Mars Sample Return: Here’s the Dirt

July 11th, 2007
Author Leonard David

» Mars Sample Return: Here’s the Dirt

How best to bring back to Earth the ultimate in candy store samples from Mars is receiving top attention at the Seventh International Conference on Mars. That gathering of some 500 leading Mars experts from around our world is being held here at CalTech in Pasadena, California.

On Tuesday there was a heart-to-heart long-distance phone hookup between meeting attendees and Alan Stern, NASA’s Associate Administrator for the Science Mission Directorate at space agency headquarters in Washington, D.C.

Stern said that pulling off a multi-billion dollar robotic Mars sample return (MSR) effort will require “focus and discipline” to find the cash within the agency. He said that he’s personally looking at the 2018-2020 time period for MSR activities. Moreover, to help dredge up the money there’s need to skip at least one Mars mission opportunity somewhere in the next decade.

Other ideas are on the table too, Stern said, including a relook at the NASA Discovery and New Frontiers programs to help get MSR underway. That view produced audible sounds as conference participants began to squirm in their seats.

Stern is also backing use of the Mars Science Laboratory to practice caching Mars specimens. That huge and high-priced rover is now under development at the Jet Propulsion Laboratory, headed for liftoff in 2009. Adding a sample caching device to that rover so late in the game is a nail-bitter in some quarters.

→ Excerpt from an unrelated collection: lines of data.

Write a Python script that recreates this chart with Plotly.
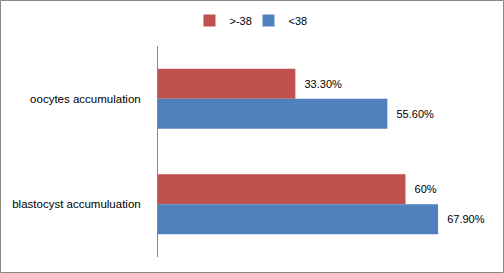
import plotly.graph_objects as go

categories = ["oocytes accumulation", "blastocyst accumuluation"]
series_names = [">-38", "<38"]
values_gt = [0.333, 0.60]
values_lt = [0.556, 0.679]
labels_gt = ["33.30%", "60%"]
labels_lt = ["55.60%", "67.90%"]
colors = ["#C0504D", "#4F81BD"]

W, H = 504, 273
ml, mr, mt, mb = 158, 16, 46, 16

fig = go.Figure()
for name, vals, labs, col in [(series_names[0], values_gt, labels_gt, colors[0]),
                              (series_names[1], values_lt, labels_lt, colors[1])]:
    fig.add_trace(go.Bar(
        y=categories, x=vals, name=name, orientation="h",
        marker=dict(color=col, line=dict(width=0)),
        text=["\u00a0\u00a0" + l for l in labs], textposition="outside",
        textfont=dict(family="Liberation Sans, Arial", size=11, color="#000000"),
        cliponaxis=False,
    ))

pw = W - ml - mr
ph = H - mt - mb
fig.add_shape(type="rect", xref="paper", yref="paper",
              x0=(0.5 - ml) / pw, x1=(W - 0.5 - ml) / pw,
              y0=-(mb - 0.5) / ph, y1=1 + (mt - 0.5) / ph,
              line=dict(color="#868686", width=1), layer="below")

fig.update_layout(
    width=W, height=H,
    margin=dict(l=ml, r=mr, t=mt, b=mb),
    paper_bgcolor="white", plot_bgcolor="white",
    barmode="group", bargap=0.43, bargroupgap=0,
    font=dict(family="Liberation Sans, Arial", size=11, color="#000000"),
    showlegend=True,
    legend=dict(orientation="h", xref="container", yref="container",
                x=0.493, xanchor="center", y=0.925, yanchor="middle",
                font=dict(size=11), traceorder="normal",
                itemwidth=30, entrywidth=14, tracegroupgap=0),
    xaxis=dict(range=[0, 0.8], visible=False, showgrid=False, zeroline=False),
    yaxis=dict(autorange="reversed", showline=True, linecolor="#868686", linewidth=1,
               showgrid=False, ticks="", ticklabelstandoff=14,
               tickfont=dict(size=11.5)),
)

fig.write_html("out.html")
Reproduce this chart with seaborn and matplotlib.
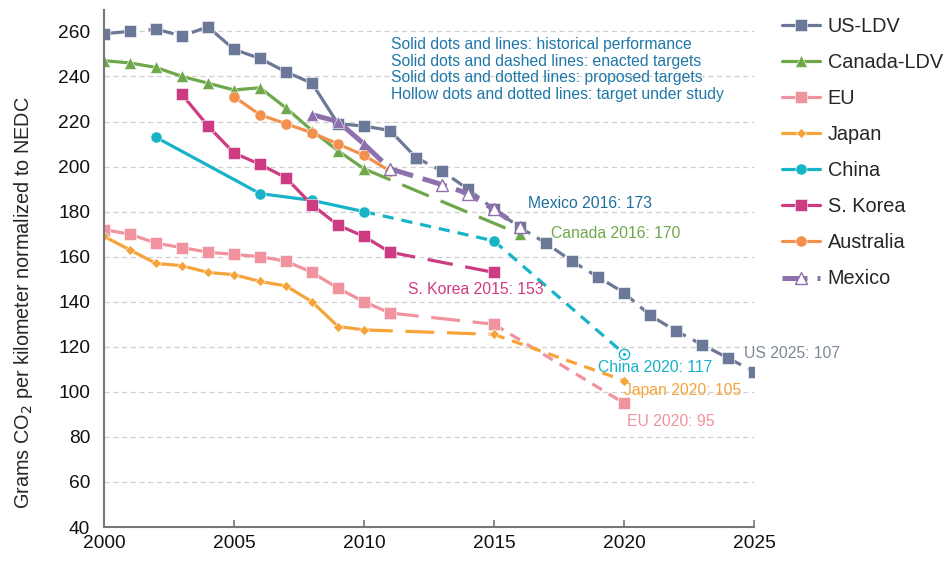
import matplotlib
matplotlib.use("Agg")
import matplotlib.pyplot as plt
from matplotlib.lines import Line2D
import seaborn as sns

# --- data ---
us_years = list(range(2000, 2026))
us_vals = [259, 260, 261, 258, 262, 252, 248, 242, 237, 219, 218, 216, 204,
           198, 190, 181, 173, 166, 158, 151, 144, 134, 127, 121, 115, 109]

canada_years = list(range(2000, 2011))
canada_vals = [247, 246, 244, 240, 237, 234, 235, 226, 216, 207, 199]
canada_target_year = 2016
canada_target = 170

eu_years = list(range(2000, 2012))
eu_vals = [172, 170, 166, 164, 162, 161, 160, 158, 153, 146, 140, 135]
eu_target_years = [2015, 2020]
eu_targets = [130, 95]

japan_years = list(range(2000, 2011))
japan_vals = [169, 163, 157, 156, 153, 152, 149, 147, 140, 129, 127.5]
japan_target_years = [2015, 2020]
japan_targets = [125.5, 105]

china_years = [2002, 2006, 2008, 2010]
china_vals = [213, 188, 185, 180]
china_target_years = [2015, 2020]
china_targets = [167, 117]

korea_years = list(range(2003, 2012))
korea_vals = [232, 218, 206, 201, 195, 183, 174, 169, 162]
korea_target_year = 2015
korea_target = 153

australia_years = list(range(2005, 2012))
australia_vals = [231, 223, 219, 215, 210, 205, 198]

mexico_years = [2008, 2009, 2010]
mexico_vals = [223, 220, 210]
mexico_study_years = [2011, 2013, 2014, 2015, 2016]
mexico_study_vals = [199, 192, 188, 181, 173]

notes = ["Solid dots and lines: historical performance",
         "Solid dots and dashed lines: enacted targets",
         "Solid dots and dotted lines: proposed targets",
         "Hollow dots and dotted lines: target under study"]

C_US = "#6c7897"
C_CA = "#6fa84b"
C_EU = "#f0939e"
C_JP = "#f6a43a"
C_CN = "#17b3c7"
C_KR = "#cd3b83"
C_AU = "#f2904d"
C_MX = "#8e70ac"
C_NOTE = "#1f78a8"

sns.set_style("white")
plt.rcParams["font.family"] = ["Liberation Sans", "DejaVu Sans"]

fig = plt.figure(figsize=(9.51, 5.63), dpi=100)
ax = fig.add_axes([104 / 951, 36 / 563, 650 / 951, 517 / 563])

LW = 2.3
MS = 8
short_dash = (0, (3.5, 2.5))


def seg(x, y, color, ls="-", marker="s", ms=MS, label=None, lw=LW, **kw):
    return sns.lineplot(x=x, y=y, ax=ax, color=color, linestyle=ls, lw=lw,
                        marker=marker, markersize=ms, markeredgecolor=kw.pop("mec", "white"),
                        markeredgewidth=kw.pop("mew", 0.4), label=label,
                        estimator=None, sort=False, **kw)


# US-LDV
seg(us_years[:5], us_vals[:5], C_US, ls=(0, (8, 6)))
seg(us_years[4:13], us_vals[4:13], C_US, label="US-LDV")
seg(us_years[12:], us_vals[12:], C_US, ls=(0, (4, 2.5)))

# Canada
seg(canada_years, canada_vals, C_CA, marker="^", ms=9, label="Canada-LDV")
seg([canada_years[-1], canada_target_year], [canada_vals[-1], canada_target],
    C_CA, ls=(0, (9, 4)), marker="^", ms=9)

# EU
seg(eu_years, eu_vals, C_EU, label="EU")
seg([eu_years[-1], eu_target_years[0]], [eu_vals[-1], eu_targets[0]], C_EU, ls=(0, (9, 4)))
seg(eu_target_years, eu_targets, C_EU, ls=short_dash)

# Japan
seg(japan_years, japan_vals, C_JP, marker="D", ms=5.5, label="Japan")
seg([japan_years[-1], japan_target_years[0]], [japan_vals[-1], japan_targets[0]],
    C_JP, ls=(0, (9, 4)), marker="D", ms=5.5)
seg(japan_target_years, japan_targets, C_JP, ls=short_dash, marker="D", ms=5.5)

# China
seg(china_years, china_vals, C_CN, marker="o", label="China")
seg([china_years[-1], china_target_years[0]], [china_vals[-1], china_targets[0]],
    C_CN, ls=short_dash, marker="o")
seg(china_target_years, china_targets, C_CN, ls=short_dash, marker=None)
seg(china_target_years[:1], china_targets[:1], C_CN, marker="o")
sns.scatterplot(x=china_target_years[1:], y=china_targets[1:], ax=ax, s=55,
                facecolor="white", edgecolor=C_CN, linewidth=1.0, zorder=5)
sns.scatterplot(x=china_target_years[1:], y=china_targets[1:], ax=ax, s=5,
                color=C_CN, linewidth=0, zorder=6)

# S. Korea
seg(korea_years, korea_vals, C_KR, label="S. Korea")
seg([korea_years[-1], korea_target_year], [korea_vals[-1], korea_target], C_KR, ls=(0, (8, 4)))

# Australia
seg(australia_years, australia_vals, C_AU, marker="o", label="Australia")

# Mexico
mx_dash = (0, (5, 2))
seg(mexico_years, mexico_vals, C_MX, ls=mx_dash, lw=3.6, marker="^", ms=9)
seg([mexico_years[-1]] + mexico_study_years, [mexico_vals[-1]] + mexico_study_vals,
    C_MX, ls=mx_dash, lw=3.6, marker=None)
seg(mexico_study_years, mexico_study_vals, C_MX, ls="none", marker="^", ms=9,
    mec=C_MX, mew=1.0, markerfacecolor="white")

# annotations
ax.text(2016.3, 183.5, "Mexico 2016: 173", color="#1d6f9f", fontsize=11.3, va="center")
ax.text(2017.2, 170.2, "Canada 2016: 170", color=C_CA, fontsize=11.3, va="center")
ax.text(2011.7, 145.3, "S. Korea 2015: 153", color=C_KR, fontsize=11.3, va="center")
ax.text(2019.0, 110.7, "China 2020: 117", color=C_CN, fontsize=11.3, va="center")
ax.text(2020.0, 100.4, "Japan 2020: 105", color=C_JP, fontsize=11.3, va="center")
ax.text(2020.1, 87.0, "EU 2020: 95", color=C_EU, fontsize=11.3, va="center")
ax.text(2024.6, 117.0, "US 2025: 107", color="#7f889c", fontsize=11.3, va="center")

for i, line in enumerate(notes):
    ax.text(2011.05, 254.2 - i * 7.35, line, color=C_NOTE, fontsize=11.3, va="center")

ax.set_xlim(2000, 2025)
ax.set_ylim(40, 269.5)
ax.set_xticks(range(2000, 2026, 5))
ax.set_yticks(range(40, 261, 20))
ax.tick_params(axis="both", labelsize=13.8, colors="#777777", labelcolor="#111111")
ax.tick_params(axis="x", direction="in", length=5, width=1.2, bottom=True, pad=6)
ax.tick_params(axis="y", length=0, pad=10)
ax.yaxis.grid(True, linestyle=(0, (4, 3)), color="#cfcfcf", lw=0.9)
ax.set_axisbelow(True)
for s in ["top", "right"]:
    ax.spines[s].set_visible(False)
for s in ["left", "bottom"]:
    ax.spines[s].set_color("#777777")
    ax.spines[s].set_linewidth(1.5)
ax.set_xlabel("")
ax.set_ylabel("Grams CO$_2$ per kilometer normalized to NEDC", fontsize=14.3)
ax.yaxis.set_label_coords(-0.106, 0.435)

handles, labels = ax.get_legend_handles_labels()
hmap = dict(zip(labels, handles))
hmap["Mexico"] = Line2D([], [], color=C_MX, lw=3.6, linestyle=mx_dash, marker="^",
                        markersize=8, markerfacecolor="white", markeredgecolor=C_MX)
order = ["US-LDV", "Canada-LDV", "EU", "Japan", "China", "S. Korea", "Australia", "Mexico"]
if ax.legend_:
    ax.legend_.remove()
fig.legend([hmap[k] for k in order], order, loc="upper left",
           bbox_to_anchor=(772 / 951, 1 - 7 / 563), frameon=False, fontsize=14.3,
           handlelength=1.9, handletextpad=0.4, labelspacing=0.86, borderpad=0)

fig.savefig("out.png", dpi=100)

But Stern said such an initiative would be a plus. For one, it would help build the foundation of support for future Mars sample return activities, not only in scientific and public circles, but also in Congress and the Office of Management and Budget.

“I think there’s something concrete about putting your stake in the ground,” Stern advised.

Meanwhile, a small tiger team at NASA’s Ames Research Center has already sketched out a small, hockey puck-like device to be installed on Mars Science Laboratory. It’s billed as a “secondary payload” for caching bits and pieces of Mars gathered by the powerful, long-lasting robot during its mission. The final study results from the Ames team on the caching hardware are due by the end of July, early August.